-- START --
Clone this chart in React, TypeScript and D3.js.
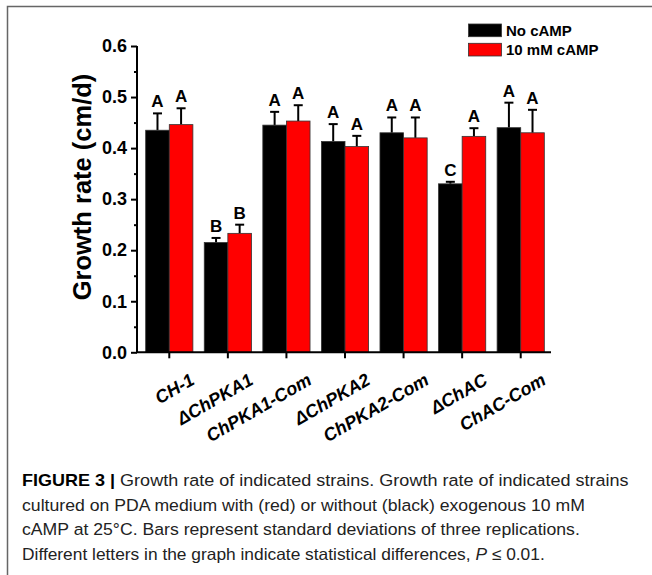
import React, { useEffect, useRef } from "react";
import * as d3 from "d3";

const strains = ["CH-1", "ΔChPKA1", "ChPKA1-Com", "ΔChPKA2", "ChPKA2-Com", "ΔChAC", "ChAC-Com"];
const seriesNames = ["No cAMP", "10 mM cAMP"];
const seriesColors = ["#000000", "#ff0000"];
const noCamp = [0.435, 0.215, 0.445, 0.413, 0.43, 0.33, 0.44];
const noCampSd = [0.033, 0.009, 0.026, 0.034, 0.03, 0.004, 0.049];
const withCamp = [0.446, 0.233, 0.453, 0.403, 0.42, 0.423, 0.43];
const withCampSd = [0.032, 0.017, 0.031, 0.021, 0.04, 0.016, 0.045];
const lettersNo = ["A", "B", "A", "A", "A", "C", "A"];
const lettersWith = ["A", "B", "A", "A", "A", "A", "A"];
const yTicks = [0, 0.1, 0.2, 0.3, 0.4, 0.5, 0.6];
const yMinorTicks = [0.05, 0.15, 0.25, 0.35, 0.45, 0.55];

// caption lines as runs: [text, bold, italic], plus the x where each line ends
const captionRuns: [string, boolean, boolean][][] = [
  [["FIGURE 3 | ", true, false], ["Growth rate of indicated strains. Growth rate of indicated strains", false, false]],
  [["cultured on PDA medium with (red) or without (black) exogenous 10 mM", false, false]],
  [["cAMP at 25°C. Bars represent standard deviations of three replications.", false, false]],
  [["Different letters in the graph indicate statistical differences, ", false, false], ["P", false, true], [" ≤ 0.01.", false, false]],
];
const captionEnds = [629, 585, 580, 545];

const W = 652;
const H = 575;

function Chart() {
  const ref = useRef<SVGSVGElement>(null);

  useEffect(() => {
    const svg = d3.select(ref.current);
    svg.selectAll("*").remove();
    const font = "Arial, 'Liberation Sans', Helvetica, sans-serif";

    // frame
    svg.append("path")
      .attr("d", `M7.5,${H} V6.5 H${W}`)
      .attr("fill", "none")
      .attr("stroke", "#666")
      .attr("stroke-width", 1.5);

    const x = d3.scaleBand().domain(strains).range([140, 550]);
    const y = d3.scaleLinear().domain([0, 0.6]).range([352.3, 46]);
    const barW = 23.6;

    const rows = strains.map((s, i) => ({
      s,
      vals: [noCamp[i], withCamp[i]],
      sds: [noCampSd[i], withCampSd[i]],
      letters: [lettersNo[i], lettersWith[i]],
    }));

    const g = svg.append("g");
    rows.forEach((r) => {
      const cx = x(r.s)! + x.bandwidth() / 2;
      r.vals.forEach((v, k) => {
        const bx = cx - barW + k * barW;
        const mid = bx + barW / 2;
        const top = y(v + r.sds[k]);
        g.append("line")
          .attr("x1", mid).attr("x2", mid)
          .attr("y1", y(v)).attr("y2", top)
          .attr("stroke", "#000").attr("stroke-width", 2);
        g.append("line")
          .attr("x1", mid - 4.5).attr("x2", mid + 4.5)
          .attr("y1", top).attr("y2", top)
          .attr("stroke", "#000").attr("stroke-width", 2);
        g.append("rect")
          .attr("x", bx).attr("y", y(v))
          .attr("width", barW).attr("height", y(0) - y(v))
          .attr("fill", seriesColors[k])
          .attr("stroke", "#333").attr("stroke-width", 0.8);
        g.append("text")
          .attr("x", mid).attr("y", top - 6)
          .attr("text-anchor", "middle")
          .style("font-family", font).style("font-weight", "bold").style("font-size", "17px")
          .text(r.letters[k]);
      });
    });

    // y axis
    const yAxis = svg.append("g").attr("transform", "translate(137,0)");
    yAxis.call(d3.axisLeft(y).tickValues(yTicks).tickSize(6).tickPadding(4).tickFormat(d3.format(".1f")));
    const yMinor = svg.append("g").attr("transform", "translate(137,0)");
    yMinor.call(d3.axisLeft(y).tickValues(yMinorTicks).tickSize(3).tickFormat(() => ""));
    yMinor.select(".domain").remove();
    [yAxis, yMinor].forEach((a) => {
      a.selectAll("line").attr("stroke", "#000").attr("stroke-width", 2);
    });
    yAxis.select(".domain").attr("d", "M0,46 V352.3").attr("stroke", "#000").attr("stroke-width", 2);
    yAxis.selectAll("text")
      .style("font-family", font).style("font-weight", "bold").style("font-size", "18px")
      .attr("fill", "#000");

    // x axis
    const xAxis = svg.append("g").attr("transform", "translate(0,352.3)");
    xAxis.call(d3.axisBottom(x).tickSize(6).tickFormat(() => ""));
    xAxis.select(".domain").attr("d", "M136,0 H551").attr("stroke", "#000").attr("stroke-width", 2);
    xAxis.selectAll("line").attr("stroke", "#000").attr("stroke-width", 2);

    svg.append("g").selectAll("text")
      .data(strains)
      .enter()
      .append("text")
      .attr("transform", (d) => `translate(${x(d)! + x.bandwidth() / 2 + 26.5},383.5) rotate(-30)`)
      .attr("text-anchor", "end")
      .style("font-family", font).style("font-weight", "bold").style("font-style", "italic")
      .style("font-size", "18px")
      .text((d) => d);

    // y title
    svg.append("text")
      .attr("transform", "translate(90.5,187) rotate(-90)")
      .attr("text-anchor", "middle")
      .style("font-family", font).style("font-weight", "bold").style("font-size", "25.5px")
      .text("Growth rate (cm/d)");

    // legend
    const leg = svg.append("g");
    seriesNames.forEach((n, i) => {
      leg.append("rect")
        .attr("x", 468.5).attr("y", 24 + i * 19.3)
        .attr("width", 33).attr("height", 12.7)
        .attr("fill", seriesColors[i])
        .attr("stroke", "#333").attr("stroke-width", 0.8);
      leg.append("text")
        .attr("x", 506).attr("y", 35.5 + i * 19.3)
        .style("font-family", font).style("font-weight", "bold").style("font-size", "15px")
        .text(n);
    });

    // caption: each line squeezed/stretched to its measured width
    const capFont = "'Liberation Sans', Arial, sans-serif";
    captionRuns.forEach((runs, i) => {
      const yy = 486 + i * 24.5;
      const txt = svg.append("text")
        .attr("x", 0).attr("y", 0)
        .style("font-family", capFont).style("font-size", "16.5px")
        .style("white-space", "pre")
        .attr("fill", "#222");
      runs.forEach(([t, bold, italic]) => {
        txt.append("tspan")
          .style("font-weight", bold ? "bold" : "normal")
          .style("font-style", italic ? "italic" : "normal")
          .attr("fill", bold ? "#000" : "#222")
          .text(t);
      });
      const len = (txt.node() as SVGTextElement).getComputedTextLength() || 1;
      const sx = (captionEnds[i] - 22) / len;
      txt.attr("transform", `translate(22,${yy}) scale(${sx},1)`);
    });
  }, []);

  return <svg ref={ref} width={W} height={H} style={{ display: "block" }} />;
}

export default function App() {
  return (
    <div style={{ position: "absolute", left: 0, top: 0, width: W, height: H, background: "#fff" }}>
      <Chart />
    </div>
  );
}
-- END --
OBJECTIVE:
Repeat the data exactly, dropping every picture it holds.

COMPLETED EXERCISE:
Clone this chart in React, TypeScript and D3.js.
import React, { useEffect, useRef } from "react";
import * as d3 from "d3";

const strains = ["CH-1", "ΔChPKA1", "ChPKA1-Com", "ΔChPKA2", "ChPKA2-Com", "ΔChAC", "ChAC-Com"];
const seriesNames = ["No cAMP", "10 mM cAMP"];
const seriesColors = ["#000000", "#ff0000"];
const noCamp = [0.435, 0.215, 0.445, 0.413, 0.43, 0.33, 0.44];
const noCampSd = [0.033, 0.009, 0.026, 0.034, 0.03, 0.004, 0.049];
const withCamp = [0.446, 0.233, 0.453, 0.403, 0.42, 0.423, 0.43];
const withCampSd = [0.032, 0.017, 0.031, 0.021, 0.04, 0.016, 0.045];
const lettersNo = ["A", "B", "A", "A", "A", "C", "A"];
const lettersWith = ["A", "B", "A", "A", "A", "A", "A"];
const yTicks = [0, 0.1, 0.2, 0.3, 0.4, 0.5, 0.6];
const yMinorTicks = [0.05, 0.15, 0.25, 0.35, 0.45, 0.55];

// caption lines as runs: [text, bold, italic], plus the x where each line ends
const captionRuns: [string, boolean, boolean][][] = [
  [["FIGURE 3 | ", true, false], ["Growth rate of indicated strains. Growth rate of indicated strains", false, false]],
  [["cultured on PDA medium with (red) or without (black) exogenous 10 mM", false, false]],
  [["cAMP at 25°C. Bars represent standard deviations of three replications.", false, false]],
  [["Different letters in the graph indicate statistical differences, ", false, false], ["P", false, true], [" ≤ 0.01.", false, false]],
];
const captionEnds = [629, 585, 580, 545];

const W = 652;
const H = 575;

function Chart() {
  const ref = useRef<SVGSVGElement>(null);

  useEffect(() => {
    const svg = d3.select(ref.current);
    svg.selectAll("*").remove();
    const font = "Arial, 'Liberation Sans', Helvetica, sans-serif";

    // frame
    svg.append("path")
      .attr("d", `M7.5,${H} V6.5 H${W}`)
      .attr("fill", "none")
      .attr("stroke", "#666")
      .attr("stroke-width", 1.5);

    const x = d3.scaleBand().domain(strains).range([140, 550]);
    const y = d3.scaleLinear().domain([0, 0.6]).range([352.3, 46]);
    const barW = 23.6;

    const rows = strains.map((s, i) => ({
      s,
      vals: [noCamp[i], withCamp[i]],
      sds: [noCampSd[i], withCampSd[i]],
      letters: [lettersNo[i], lettersWith[i]],
    }));

    const g = svg.append("g");
    rows.forEach((r) => {
      const cx = x(r.s)! + x.bandwidth() / 2;
      r.vals.forEach((v, k) => {
        const bx = cx - barW + k * barW;
        const mid = bx + barW / 2;
        const top = y(v + r.sds[k]);
        g.append("line")
          .attr("x1", mid).attr("x2", mid)
          .attr("y1", y(v)).attr("y2", top)
          .attr("stroke", "#000").attr("stroke-width", 2);
        g.append("line")
          .attr("x1", mid - 4.5).attr("x2", mid + 4.5)
          .attr("y1", top).attr("y2", top)
          .attr("stroke", "#000").attr("stroke-width", 2);
        g.append("rect")
          .attr("x", bx).attr("y", y(v))
          .attr("width", barW).attr("height", y(0) - y(v))
          .attr("fill", seriesColors[k])
          .attr("stroke", "#333").attr("stroke-width", 0.8);
        g.append("text")
          .attr("x", mid).attr("y", top - 6)
          .attr("text-anchor", "middle")
          .style("font-family", font).style("font-weight", "bold").style("font-size", "17px")
          .text(r.letters[k]);
      });
    });

    // y axis
    const yAxis = svg.append("g").attr("transform", "translate(137,0)");
    yAxis.call(d3.axisLeft(y).tickValues(yTicks).tickSize(6).tickPadding(4).tickFormat(d3.format(".1f")));
    const yMinor = svg.append("g").attr("transform", "translate(137,0)");
    yMinor.call(d3.axisLeft(y).tickValues(yMinorTicks).tickSize(3).tickFormat(() => ""));
    yMinor.select(".domain").remove();
    [yAxis, yMinor].forEach((a) => {
      a.selectAll("line").attr("stroke", "#000").attr("stroke-width", 2);
    });
    yAxis.select(".domain").attr("d", "M0,46 V352.3").attr("stroke", "#000").attr("stroke-width", 2);
    yAxis.selectAll("text")
      .style("font-family", font).style("font-weight", "bold").style("font-size", "18px")
      .attr("fill", "#000");

    // x axis
    const xAxis = svg.append("g").attr("transform", "translate(0,352.3)");
    xAxis.call(d3.axisBottom(x).tickSize(6).tickFormat(() => ""));
    xAxis.select(".domain").attr("d", "M136,0 H551").attr("stroke", "#000").attr("stroke-width", 2);
    xAxis.selectAll("line").attr("stroke", "#000").attr("stroke-width", 2);

    svg.append("g").selectAll("text")
      .data(strains)
      .enter()
      .append("text")
      .attr("transform", (d) => `translate(${x(d)! + x.bandwidth() / 2 + 26.5},383.5) rotate(-30)`)
      .attr("text-anchor", "end")
      .style("font-family", font).style("font-weight", "bold").style("font-style", "italic")
      .style("font-size", "18px")
      .text((d) => d);

    // y title
    svg.append("text")
      .attr("transform", "translate(90.5,187) rotate(-90)")
      .attr("text-anchor", "middle")
      .style("font-family", font).style("font-weight", "bold").style("font-size", "25.5px")
      .text("Growth rate (cm/d)");

    // legend
    const leg = svg.append("g");
    seriesNames.forEach((n, i) => {
      leg.append("rect")
        .attr("x", 468.5).attr("y", 24 + i * 19.3)
        .attr("width", 33).attr("height", 12.7)
        .attr("fill", seriesColors[i])
        .attr("stroke", "#333").attr("stroke-width", 0.8);
      leg.append("text")
        .attr("x", 506).attr("y", 35.5 + i * 19.3)
        .style("font-family", font).style("font-weight", "bold").style("font-size", "15px")
        .text(n);
    });

    // caption: each line squeezed/stretched to its measured width
    const capFont = "'Liberation Sans', Arial, sans-serif";
    captionRuns.forEach((runs, i) => {
      const yy = 486 + i * 24.5;
      const txt = svg.append("text")
        .attr("x", 0).attr("y", 0)
        .style("font-family", capFont).style("font-size", "16.5px")
        .style("white-space", "pre")
        .attr("fill", "#222");
      runs.forEach(([t, bold, italic]) => {
        txt.append("tspan")
          .style("font-weight", bold ? "bold" : "normal")
          .style("font-style", italic ? "italic" : "normal")
          .attr("fill", bold ? "#000" : "#222")
          .text(t);
      });
      const len = (txt.node() as SVGTextElement).getComputedTextLength() || 1;
      const sx = (captionEnds[i] - 22) / len;
      txt.attr("transform", `translate(22,${yy}) scale(${sx},1)`);
    });
  }, []);

  return <svg ref={ref} width={W} height={H} style={{ display: "block" }} />;
}

export default function App() {
  return (
    <div style={{ position: "absolute", left: 0, top: 0, width: W, height: H, background: "#fff" }}>
      <Chart />
    </div>
  );
}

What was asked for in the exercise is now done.